O pesquisador lembra que a seca fisiológica também pode ocorrer por outras causas, como excesso de adubo no solo, excesso de salinização do ambiente, ou mesmo o excesso de água, provocando o encharcamento do solo. Pragas e doenças nas raízes também podem limitar o desenvolvimento das plantas, o que pode parecer dificuldade de absorção de água pela planta. “Por isso, é importante identificar corretamente quais as causas para que se possa buscar um manejo adequado”, reforça.

Proteção natural das plantas

As próprias plantas já possuem, naturalmente, soluções para lidar com esses problemas, mantendo – pelo menos por algum tempo – o melhor desempenho possível na condição de ambiente em que se encontram.
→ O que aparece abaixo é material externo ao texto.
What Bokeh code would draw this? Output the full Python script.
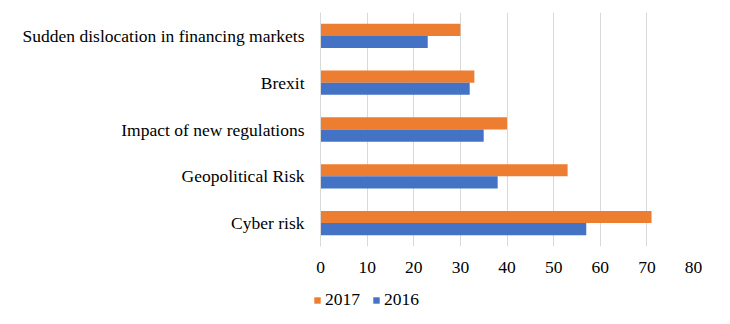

Por exemplo: quando o ar está muito quente, principalmente nos horários mais próximos do meio-dia, elas tendem a fechar os poros das folhas, que são os estômatos, para economizar água ou impedir que haja uma desidratação, mesmo havendo água disponível no solo. Isso acontece porque a velocidade da perda de água pelas folhas pode ser maior do que a velocidade de absorção de água do solo.

O fechamento dos estômatos, no entanto, também implica a diminuição das trocas gasosas, impedindo a entrada do gás carbônico (CO2) na folha. Esse gás é essencial para a fotossíntese, que é o processo pelo qual as plantas produzem energia em suas células. Dessa forma, a falta de CO2 para a fotossíntese diminui o ganho de energia responsável pelo crescimento e produtividade da planta.

Além disso, esse fechamento também limita a transpiração, que é a perda de vapor de água pelos estômatos, provocando o aquecimento das folhas, o que também reduz a eficiência da fotossíntese. “Quando a transpiração e a fotossíntese são diminuídas, a mesma quantidade de energia luminosa oriunda da radiação solar passa a se tornar excessiva para as folhas, causando processos de foto-inibição – que é a inibição da fotossíntese –  e foto-oxidação – que é a degradação de compostos e estruturas celulares –, ambas causadas pelo excesso de luz”, detalha Aidar.

Ele afirma que, nessa situação, ocorre uma ativação fisiológica de mecanismos de proteção para “neutralizar” os efeitos danosos do excesso de luz, com dissipação térmica de energia e a indução de sistemas antioxidantes na planta. Isto ocorre, por exemplo, pela ação de enzimas e outras substâncias que protegem as folhas e outros órgãos contra reações de oxidação. Assim, a ativação desses mecanismos busca evitar a degradação de compostos e estruturas celulares que visualmente podem ser identificados como um bronzeamento na coloração de folhas e frutos, mas que podem evoluir para necroses com aspectos de “queimaduras”.